**** Data provided ****

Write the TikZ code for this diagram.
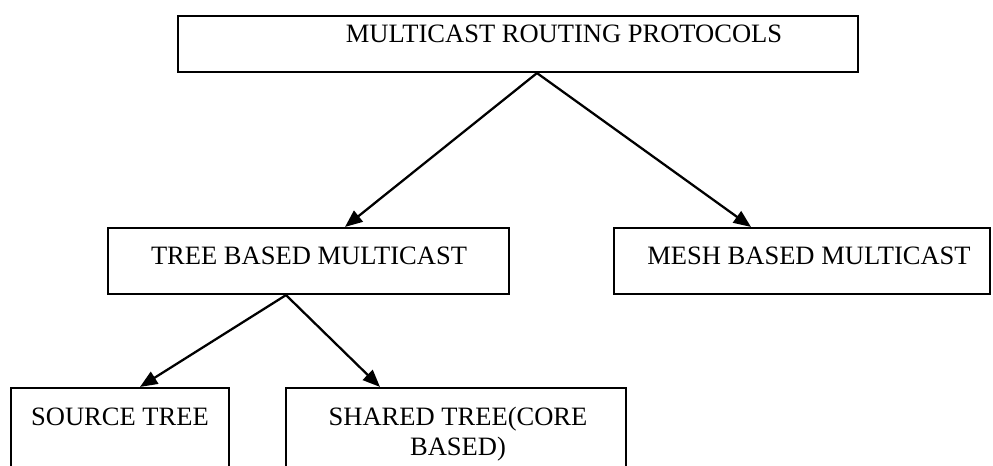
\documentclass[tikz,border=0pt]{standalone}
\usepackage{fontspec}
\setmainfont{Liberation Serif}
\usetikzlibrary{arrows.meta}
\begin{document}
\begin{tikzpicture}[x=0.75pt,y=-0.75pt,
  box/.style={draw, line width=1.6pt, rectangle, inner sep=0pt},
  lbl/.style={anchor=base, inner sep=0pt, font=\fontsize{19.9}{30}\selectfont},
  arr/.style={line width=1.7pt, -{Triangle[length=13pt,width=10.5pt]}}]
\useasboundingbox (0,0) rectangle (993,465);
\clip (0,0) rectangle (993,465);
% boxes
\node[box, minimum width=510pt, minimum height=42pt] (top) at (518,44) {};
\node[box, minimum width=300.75pt, minimum height=49.5pt] (tree) at (308.5,261) {};
\node[box, minimum width=282pt, minimum height=49.5pt] (mesh) at (802,261) {};
\node[box, minimum width=163.5pt, minimum height=84pt] (src) at (120,444) {};
\node[box, minimum width=255pt, minimum height=84pt] (shared) at (456,444) {};
% texts
\node[lbl] (ttop) at (564,42) {MULTICAST ROUTING PROTOCOLS};
\node[lbl] (ttree) at (309,264) {TREE BASED MULTICAST};
\node[lbl] (tmesh) at (809,264) {MESH BASED MULTICAST};
\node[lbl] (tsrc) at (120,425) {SOURCE TREE};
\node[lbl] (tsh1) at (458,425) {SHARED TREE(CORE};
\node[lbl] (tsh2) at (458,455) {BASED)};
% connector points
\coordinate (a1) at (top.south -| 537,0);
\coordinate (e1) at (tree.north -| 345,0);
\coordinate (e2) at (mesh.north -| 751,0);
\coordinate (a2) at (tree.south -| 286,0);
\coordinate (e3) at (src.north -| 140,0);
\coordinate (e4) at (shared.north -| 380,0);
\draw[arr] (a1) -- (e1);
\draw[arr] (a1) -- (e2);
\draw[arr] (a2) -- (e3);
\draw[arr] (a2) -- (e4);
\end{tikzpicture}
\end{document}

****

Reproduce every line of the material precisely, omitting its pictures.

#### The output
Write the TikZ code for this diagram.
\documentclass[tikz,border=0pt]{standalone}
\usepackage{fontspec}
\setmainfont{Liberation Serif}
\usetikzlibrary{arrows.meta}
\begin{document}
\begin{tikzpicture}[x=0.75pt,y=-0.75pt,
  box/.style={draw, line width=1.6pt, rectangle, inner sep=0pt},
  lbl/.style={anchor=base, inner sep=0pt, font=\fontsize{19.9}{30}\selectfont},
  arr/.style={line width=1.7pt, -{Triangle[length=13pt,width=10.5pt]}}]
\useasboundingbox (0,0) rectangle (993,465);
\clip (0,0) rectangle (993,465);
% boxes
\node[box, minimum width=510pt, minimum height=42pt] (top) at (518,44) {};
\node[box, minimum width=300.75pt, minimum height=49.5pt] (tree) at (308.5,261) {};
\node[box, minimum width=282pt, minimum height=49.5pt] (mesh) at (802,261) {};
\node[box, minimum width=163.5pt, minimum height=84pt] (src) at (120,444) {};
\node[box, minimum width=255pt, minimum height=84pt] (shared) at (456,444) {};
% texts
\node[lbl] (ttop) at (564,42) {MULTICAST ROUTING PROTOCOLS};
\node[lbl] (ttree) at (309,264) {TREE BASED MULTICAST};
\node[lbl] (tmesh) at (809,264) {MESH BASED MULTICAST};
\node[lbl] (tsrc) at (120,425) {SOURCE TREE};
\node[lbl] (tsh1) at (458,425) {SHARED TREE(CORE};
\node[lbl] (tsh2) at (458,455) {BASED)};
% connector points
\coordinate (a1) at (top.south -| 537,0);
\coordinate (e1) at (tree.north -| 345,0);
\coordinate (e2) at (mesh.north -| 751,0);
\coordinate (a2) at (tree.south -| 286,0);
\coordinate (e3) at (src.north -| 140,0);
\coordinate (e4) at (shared.north -| 380,0);
\draw[arr] (a1) -- (e1);
\draw[arr] (a1) -- (e2);
\draw[arr] (a2) -- (e3);
\draw[arr] (a2) -- (e4);
\end{tikzpicture}
\end{document}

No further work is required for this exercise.